Parsons was a co-founder of the 12x16 gallery in southeast Portland, a cooperative which exhibited artists' work between 2006 and 2017.

She exhibited new collage works, Eunice Parsons, La Centenaire, at the Roll-Up Photo Studio Gallery in Portland to celebrate her centennial year in 2016. At age 100 in 2017, she was the only remaining living artist from the 2004 group exhibition, "Northwest Matriarchs of Modernism", at Marylhurst University's gallery, The Art Gym. That exhibition had also included artists LaVerne Krause, Maude Kerns, Mary Henry, Sally Haley, and Hilda Morris.

== Death ==
Parsons died in Portland on November 16, 2024, at the age of 108.

== Critical reception ==
Called an American master of collage, Parsons uses torn and cut paper, words and phrases to create "striking and evocative collage works." Her work is held in permanent collections at the Hallie Ford Museum of Art, the Jordan Schnitzer Museum of Art at the University of Oregon, Kaiser Permanente, and the Portland Art Museum.

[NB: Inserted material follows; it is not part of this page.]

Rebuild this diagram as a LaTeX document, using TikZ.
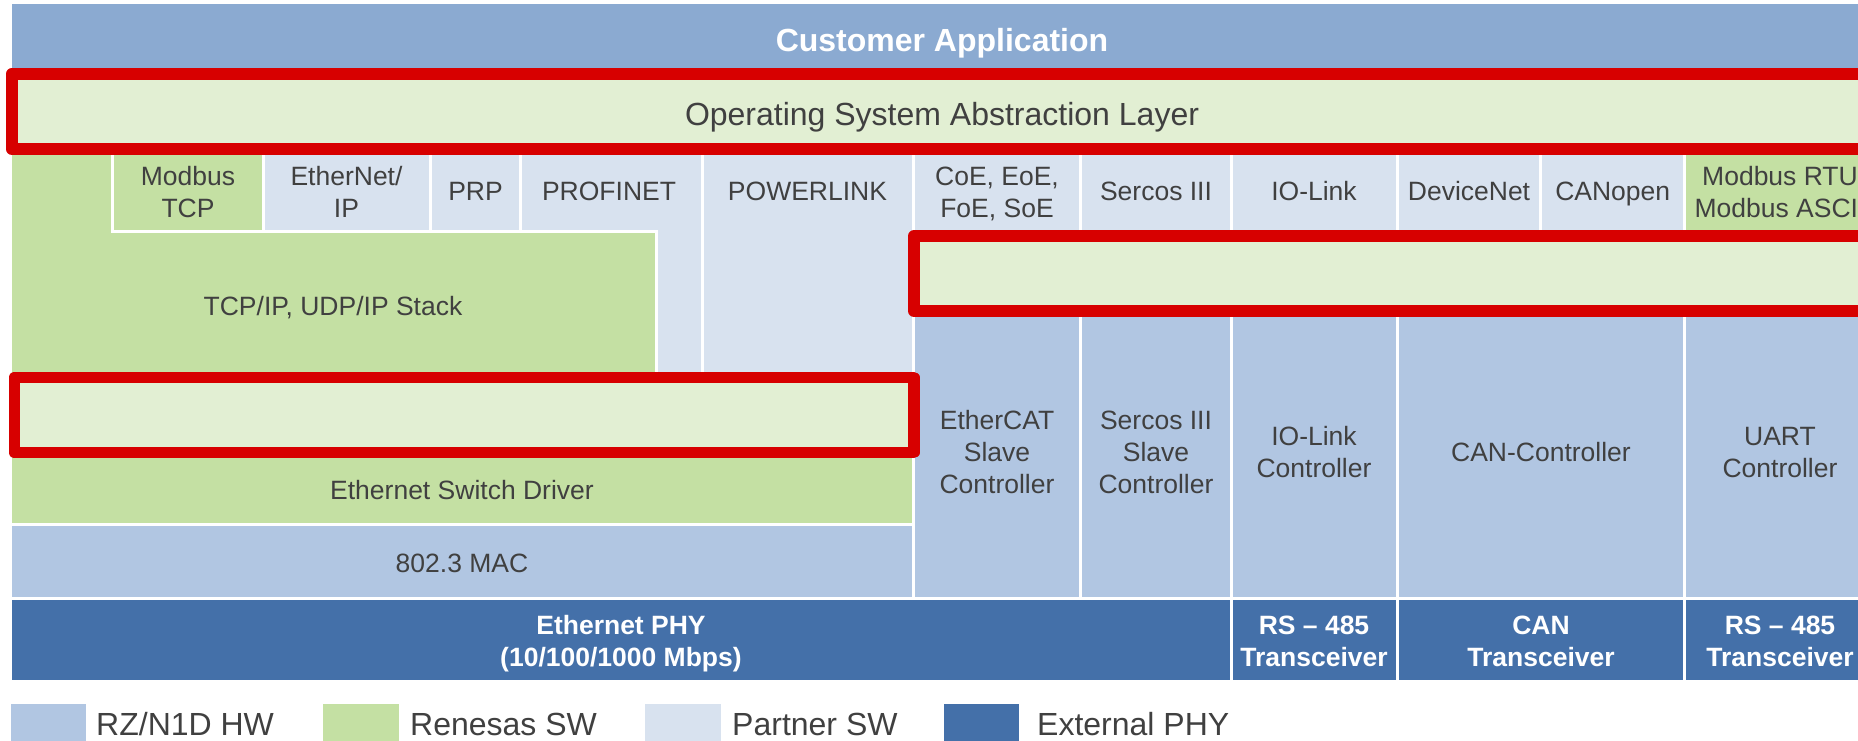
\documentclass[tikz,border=0pt]{standalone}
\usepackage{fontspec}
\setmainfont{Liberation Sans}
\definecolor{custblue}{HTML}{8BAAD1}
\definecolor{hwblue}{HTML}{B1C6E2}
\definecolor{swgreen}{HTML}{C4E0A3}
\definecolor{partner}{HTML}{D8E2EF}
\definecolor{phyblue}{HTML}{4470A9}
\definecolor{hilite}{HTML}{E2EFD3}
\definecolor{hired}{HTML}{D70000}
\definecolor{txt}{HTML}{404040}
\tikzset{
  cell/.style={draw=white, line width=3pt},
  hibox/.style={draw=hired, line width=11.8pt, fill=hilite, line join=round},
  lbl/.style={font=\fontsize{26.5}{32}\selectfont, text=txt, inner sep=0pt, align=center},
  blbl/.style={font=\bfseries\fontsize{26.5}{32}\selectfont, text=white, inner sep=0pt, align=center},
  big/.style={font=\fontsize{32}{38}\selectfont, text=txt, inner sep=0pt},
  legtxt/.style={font=\fontsize{32}{38}\selectfont, text=txt, inner sep=0pt, anchor=base west},
  legsq/.style={draw=none},
}
\begin{document}
\begin{tikzpicture}[x=1pt,y=-1pt]
\useasboundingbox (0,0) rectangle (1858,741);
\clip (0,0) rectangle (1858,741);
% customer application band
\path[cell, fill=custblue] (10,3) rectangle (1885,74);
% protocol row and software stacks
\path[cell, fill=partner] (520.5,149) rectangle (702,380);
\path[cell, fill=swgreen] (10,149) -- (112,149) -- (112,231.5) -- (656,231.5) -- (656,380) -- (10,380) -- cycle;
\path[cell, fill=swgreen] (112,149) rectangle (263.5,231.5);
\path[cell, fill=partner] (263.5,149) rectangle (430,231.5);
\path[cell, fill=partner] (430,149) rectangle (520.5,231.5);
\path[cell, fill=partner] (702,149) rectangle (913.5,380);
\path[cell, fill=partner] (913.5,149) rectangle (1080,231);
\path[cell, fill=partner] (1080,149) rectangle (1231,231);
\path[cell, fill=partner] (1231,149) rectangle (1397,231);
\path[cell, fill=partner] (1397,149) rectangle (1540,231);
\path[cell, fill=partner] (1540,149) rectangle (1684.5,231);
\path[cell, fill=swgreen] (1684.5,149) rectangle (1885,231);
% hardware controllers
\path[cell, fill=hwblue] (913.5,300) rectangle (1080,598);
\path[cell, fill=hwblue] (1080,300) rectangle (1231,598);
\path[cell, fill=hwblue] (1231,300) rectangle (1397,598);
\path[cell, fill=hwblue] (1397,300) rectangle (1684.5,598);
\path[cell, fill=hwblue] (1684.5,300) rectangle (1885,598);
\path[cell, fill=swgreen] (10,380) rectangle (913.5,524.5);
\path[cell, fill=hwblue] (10,524.5) rectangle (913.5,598);
% PHY row
\path[cell, fill=phyblue] (10,598) rectangle (1231,681.5);
\path[cell, fill=phyblue] (1231,598) rectangle (1397,681.5);
\path[cell, fill=phyblue] (1397,598) rectangle (1684.5,681.5);
\path[cell, fill=phyblue] (1684.5,598) rectangle (1885,681.5);
% highlight boxes
\path[hibox] (11.7,74) rectangle (1890,149);
\path[hibox] (914,236) rectangle (1890,311);
\path[hibox] (14.5,377.5) rectangle (913.6,452.5);
% texts
\node[big, font=\bfseries\fontsize{32}{38}\selectfont, text=white, anchor=base] (cust) at (942,51.7) {Customer Application};
\node[big, anchor=base] (osal) at (942,125.5) {Operating System Abstraction Layer};
\node[lbl] (mtcp) at (188,194.6) {\strut Modbus\\TCP\strut};
\node[lbl] (eip) at (346.5,194.6) {\strut EtherNet/\\IP\strut};
\node[lbl, anchor=base] (prp) at (475.5,200) {PRP};
\node[lbl, anchor=base] (pnet) at (609,200) {PROFINET};
\node[lbl, anchor=base] (plink) at (807.5,200) {POWERLINK};
\node[lbl] (coe) at (997,194.6) {\strut CoE, EoE,\\FoE, SoE\strut};
\node[lbl, anchor=base] (sercos) at (1156,200) {Sercos III};
\node[lbl, anchor=base] (iolink) at (1314,200) {IO-Link};
\node[lbl, anchor=base] (dnet) at (1469,200) {DeviceNet};
\node[lbl, anchor=base] (canopen) at (1612.7,200) {CANopen};
\node[lbl] (mrtu) at (1780,194.6) {\strut Modbus RTU\\Modbus ASCII\strut};
\node[lbl, anchor=base] (tcpip) at (333,315.5) {TCP/IP, UDP/IP Stack};
\node[lbl, anchor=base] (esd) at (462,499.3) {Ethernet Switch Driver};
\node[lbl, anchor=base] (mac) at (462,572.3) {802.3 MAC};
\node[lbl] (ecat) at (997,454.9) {\strut EtherCAT\\Slave\\Controller\strut};
\node[lbl] (sslave) at (1156,454.9) {\strut Sercos III\\Slave\\Controller\strut};
\node[lbl] (ioctl) at (1314,455.1) {\strut IO-Link\\Controller\strut};
\node[lbl, anchor=base] (canctl) at (1541,461.5) {CAN-Controller};
\node[lbl] (uart) at (1780,455.1) {\strut UART\\Controller\strut};
\node[blbl] (ephy) at (621,643.6) {\strut Ethernet PHY\\(10/100/1000 Mbps)\strut};
\node[blbl] (rs1) at (1314,643.6) {\strut RS – 485\\Transceiver\strut};
\node[blbl] (cantr) at (1541,643.6) {\strut CAN\\Transceiver\strut};
\node[blbl] (rs2) at (1780,643.6) {\strut RS – 485\\Transceiver\strut};
% legend
\path[legsq, fill=hwblue] (11,704) rectangle (86,750);
\path[legsq, fill=swgreen] (323,704) rectangle (398.6,750);
\path[legsq, fill=partner] (645,704) rectangle (720.6,750);
\path[legsq, fill=phyblue] (944,704) rectangle (1019,750);
\node[legtxt] (lg1) at (96,735) {RZ/N1D HW};
\node[legtxt] (lg2) at (410,735) {Renesas SW};
\node[legtxt] (lg3) at (732,735) {Partner SW};
\node[legtxt] (lg4) at (1037,735) {External PHY};
\end{tikzpicture}
\end{document}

Isaac Peterson at PortlandArt.net called Parsons' collages "painterly", writing that they are "composed with intricate consideration, but occasionally she moves with a speed and daring any skater would admire". Marc Andres of Portland Community College described Parsons' process of creating collage as one of creation and destruction, adding that it is "at once both extremely spontaneous in its generation and equally methodical in its resolution". Blair Saxon Hill compared her artistic style to that of European artists like Kurt Schwitters or Miró.

In a 2005 review, Victoria Blake wrote of Parsons' view that "collage, like life, is an art of imperfection, of the torn edge and the spot of glue". Blake continued that Parsons has "the ability to recognize the chance encounter for what it is: potential in its purist form".

== Exhibitions ==
- Marylhurst University – The Art Gym
- Willamette University, Hallie Ford Museum of Art
- Jordan Schnitzer Museum of Art, Eugene, OR
- Portland Art Museum, Portland, OR
- Smithsonian Institution, Washington, D.C.
- Portland Community College, Helzer Art Gallery, Portland, OR
- Russo Lee Gallery, "Early Northwest Masters: A Survey", Portland, OR

== Awards and honors ==
In 2001, Pacific Northwest College of Art presented an honorary Master of Fine Arts to Parsons, as well as displaying "Eunice Parsons, a Fifty Year Retrospective" at the college's Felman Gallery. In addition, philanthropist Stephen Wiener donated an endowment for student travel scholarships in Parsons' name.